Exponential form is a mathematical way to express repeated multiplication of a base number. It is the inverse operation of logarithms.
In a logarithmic equation, if we have \[\log_b(y) = c\]this can be rewritten in exponential form as \[y = b^c\].
Understanding this conversion is pivotal when solving logarithmic equations, like the one in the exercise we are discussing.

• In our exercise, we saw \[\log_7(x^3 + 65) = 0\] which was converted to \[x^3 + 65 = 7^0\].
• Since any number to the power of zero is always 1, the equation simplifies to \[x^3 + 65 = 1\].

Recognizing the relationship between exponential and logarithmic forms allows for easier manipulation of equations, offering a clear path to isolate variables and solve for unknowns.

Cube roots provide a way to find the original base number that, when multiplied by itself twice, equals the given number.
This is represented as \[x = \sqrt[3]{a}\].
In our exercise, we encountered an equation \[x^3 + 65 = 1\], which simplified to \[x^3 = -64\].

• To solve for \(x\), take the cube root of both sides: \[x = \sqrt[3]{-64}\].
• The result, \((-4)\), confirms that multiplying \((-4)\) three times recreates the original form, \(-64\).

Understanding cube roots is essential in solving cubic equations, especially when simplifying equations to find the variable.

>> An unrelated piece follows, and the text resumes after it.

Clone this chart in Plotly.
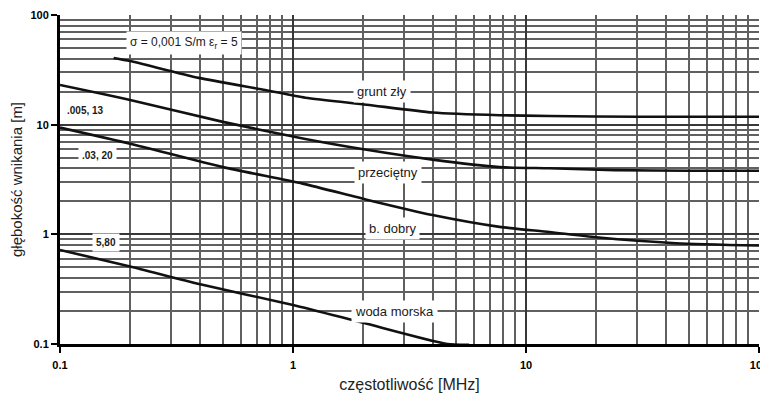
import plotly.graph_objects as go

# ---- data ----
f_zly = [0.17, 0.2, 0.394, 0.76, 1.13, 2.07, 3.97, 7.7, 12.6, 30, 100]
d_zly = [40.6, 38, 26.7, 20.7, 17.6, 15.2, 12.9, 12.2, 12.0, 11.8, 11.8]

f_prz = [0.1, 0.2, 0.5, 1.13, 2.07, 3.97, 7.7, 12.6, 24, 50, 100]
d_prz = [23, 16.8, 10.6, 7.4, 5.9, 4.8, 4.1, 4.0, 3.85, 3.8, 3.8]

f_dob = [0.1, 0.2, 0.5, 1.1, 2.07, 3.97, 7.7, 12.6, 20, 44, 100]
d_dob = [9.4, 6.7, 4.1, 2.9, 2.07, 1.5, 1.17, 1.05, 0.94, 0.83, 0.79]

f_woda = [0.1, 0.2, 0.4, 1.0, 2.0, 4.6, 5.7]
d_woda = [0.72, 0.51, 0.35, 0.227, 0.156, 0.1, 0.0985]

major_vals = [0.1, 1, 10, 100]
major_text = ["0.1", "1", "10", "100"]
minor_vals = [m * 10 ** e for e in (-1, 0, 1) for m in range(2, 10)]

FONT = "Liberation Sans, Arial, sans-serif"

fig = go.Figure()
for fx, dy in [(f_zly, d_zly), (f_prz, d_prz), (f_dob, d_dob), (f_woda, d_woda)]:
    fig.add_trace(go.Scatter(x=fx, y=dy, mode="lines",
                             line=dict(color="#111", width=2.6, shape="spline", smoothing=0.6),
                             showlegend=False, hoverinfo="skip"))

axis_common = dict(
    type="log", range=[-1, 2], automargin=False,
    tickmode="array", tickvals=major_vals, ticktext=major_text,
    ticks="outside", ticklen=6, tickwidth=2, tickcolor="#000",
    tickfont=dict(family=FONT, size=11, color="#000", weight="bold"),
    ticklabeloverflow="allow",
    showgrid=True, gridcolor="#383838", gridwidth=1.8,
    showline=True, linecolor="#000", linewidth=3,
    zeroline=False,
    minor=dict(tickmode="array", tickvals=minor_vals, showgrid=True,
               gridcolor="#606060", gridwidth=1.5, ticks=""),
)

fig.update_xaxes(**axis_common, ticklabelstandoff=3,
                 title=dict(text="częstotliwość [MHz]",
                            font=dict(family=FONT, size=16, color="#222")))
fig.update_yaxes(**axis_common,
                 title=dict(text="głębokość wnikania [m]",
                            font=dict(family=FONT, size=15, color="#222")))

# white panel behind the sigma label (hides grid only)
fig.add_shape(type="rect", xref="paper", yref="paper",
              x0=0.004, x1=0.35, y0=0.869, y1=0.985,
              fillcolor="white", line=dict(width=0), layer="between")

labels = [
    ("σ = 0,001 S/m ε<sub>r</sub> = 5", 0.178, 0.915, 12, "normal"),
    ("grunt zły", 0.461, 0.766, 13, "normal"),
    ("przeciętny", 0.469, 0.520, 13, "normal"),
    ("b. dobry", 0.476, 0.350, 13, "normal"),
    ("woda morska", 0.479, 0.100, 13, "normal"),
    (".005, 13", 0.037, 0.711, 10, "bold"),
    (".03, 20", 0.053, 0.574, 10, "bold"),
    ("5,80", 0.066, 0.307, 10, "bold"),
]
for txt, x, y, size, w in labels:
    fig.add_annotation(text=txt, xref="paper", yref="paper", x=x, y=y,
                       xanchor="center", yanchor="middle",
                       showarrow=False, bgcolor="white", borderpad=3,
                       font=dict(family=FONT, size=size, color="#1a1a1a", weight=w))

# page body adds an 8px offset; size the figure so the plot lands where the reference has it
fig.update_layout(
    width=760, height=385,
    margin=dict(l=52, r=9, t=7, b=49),
    paper_bgcolor="white", plot_bgcolor="white",
)

fig.write_html("out.html")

Logarithmic functions are the inverse of exponential functions. They help in solving equations where the variable is an exponent, making it easier to work with exponential growth or decay.
A basic logarithmic function is \[\log_b(a)\], determining the power to which base \(b\) must be raised to obtain \(a\).

• In our problem, the function \[\log_7(x^3 + 65) = 0\] directs us to find \(x\) by converting to exponential form, solving the underlying equation.
• Logarithms simplify complex multiplicative processes into additive ones, which are far easier to manipulate and solve.

Logarithmic functions are especially handy in real-life problems involving growth rates, acoustic decibels, and Richter scales, representing equations where changes occur exponentially.